If we have some auxillary input \(y\) that we want to condition on, we the need to model the score function \(\nabla_{\textbf{x}_t} \log q(\textbf{x}_t \mid \textbf{y})\). Hence, using bayes rule we can write this as:

\[\begin{align*} & q(\textbf{x}_t \mid \textbf{y}) = \frac{q(\textbf{y} \mid \textbf{x}_t) q(\textbf{x}_t )}{q(\textbf{y})} \\ & \implies \log q(\textbf{x}_t \mid \textbf{y}) = \log q(\textbf{y} \mid \textbf{x}_t) + \log q(\textbf{x}_t ) - \log q(\textbf{y}) \\ & \implies \nabla_{\textbf{x}_t} \log q(\textbf{x}_t \mid \textbf{y}) = \nabla_{\textbf{x}_t} \log q(\textbf{y} \mid \textbf{x}_t) + \nabla_{\textbf{x}_t} \log q(\textbf{x}_t ) \end{align*}\]

It’s evident here that \(\nabla_{\textbf{x}_t} \log q(\textbf{y} \mid \textbf{x}_t)\) can be computed using a differentiable approximator, such as a softmax classifier (in the case of labels). We can add a hyperparameter \(s\) (called “guidance”), which controls how much influence this classifier has on our final prediction.

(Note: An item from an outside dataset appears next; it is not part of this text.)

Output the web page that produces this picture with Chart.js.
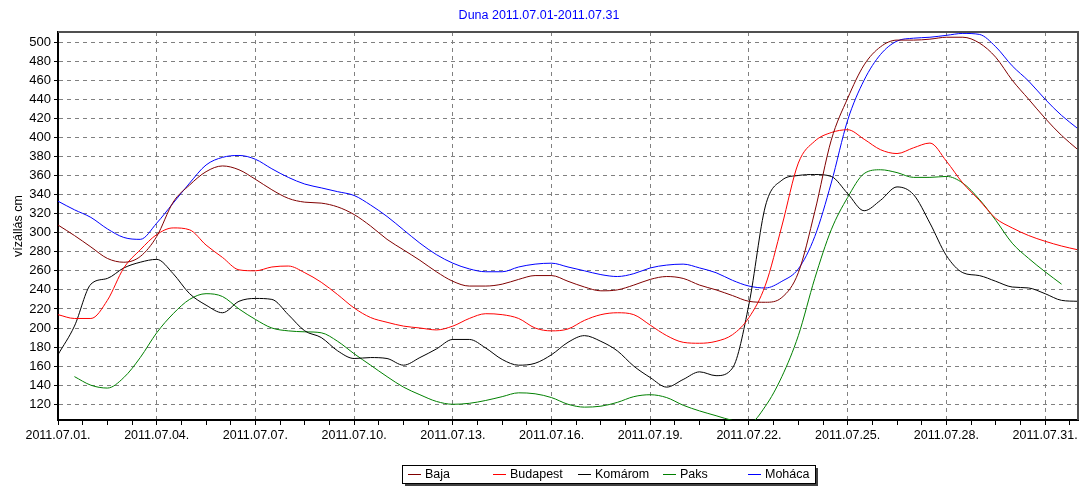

\[\nabla_{\textbf{x}_t} \log q(\textbf{x}_t \mid \textbf{y}) = \nabla_{\textbf{x}_t} \log q(\textbf{x}_t ) + s \cdot \nabla_{\textbf{x}_t} \log q(\textbf{y} \mid \textbf{x}_t)\]

The issue is, our \(\textbf{x}_t\) can be arbitrarily noisy and our classifier will not be able to be accurate at high levels of noise.

Classifier-Free Guidance

Hence, we seek to eliminate our dependence on a classifier, so we use bayes rule once again in the other direction:

\[\begin{align*} & q(\textbf{y} \mid \textbf{x}_t) = \frac{q(\textbf{x}_t \mid \textbf{y}) q(\textbf{y})}{q(\textbf{x}_t)} \\ & \implies \log q(\textbf{y} \mid \textbf{x}_t) = \log q(\textbf{x}_t \mid \textbf{y}) + \log q(\textbf{y}) - \log q(\textbf{x}_t) \\ & \implies \nabla_{\textbf{x}_t} \log q(\textbf{y} \mid \textbf{x}_t) = \nabla_{\textbf{x}_t} \log q(\textbf{x}_t \mid \textbf{y}) - \nabla_{\textbf{x}_t} \log q(\textbf{x}_t) \\ \end{align*}\]

Plugging this back into our equation from Classifier Guidance:

\[\begin{align*} \nabla_{\textbf{x}_t} \log q(\textbf{x}_t \mid \textbf{y}) &= \nabla_{\textbf{x}_t} \log q(\textbf{x}_t ) + s \cdot (\nabla_{\textbf{x}_t} \log q(\textbf{x}_t \mid \textbf{y}) - \nabla_{\textbf{x}_t} \log q(\textbf{x}_t)) \\ &= (1-s) \cdot \nabla_{\textbf{x}_t} \log q(\textbf{x}_t ) + s \cdot \nabla_{\textbf{x}_t} \log q(\textbf{x}_t \mid \textbf{y}) \end{align*}\]

Ultimately, using our discussion of score functions earlier, we can equate this to learning a diffusion model as:

\[\begin{align*} \hat{\epsilon}(\textbf{x}_t, \textbf{y}, t) &= -\frac{1}{\sqrt{1 - \bar{\alpha}_t}} \left ( (1-s) \cdot \boldsymbol{\epsilon}_\theta(\mathbf{x}_t, t) + s \cdot \boldsymbol{\epsilon}_\theta(\mathbf{x}_t, \mathbf{y}, t) \right) \end{align*}\]

We could just model \(\boldsymbol{\epsilon}_\theta(\mathbf{x}_t, \mathbf{y}, t)\) directly, however this formulation allows us to have more fine grained control over how much our learned conditional distribution affects the final generated sample.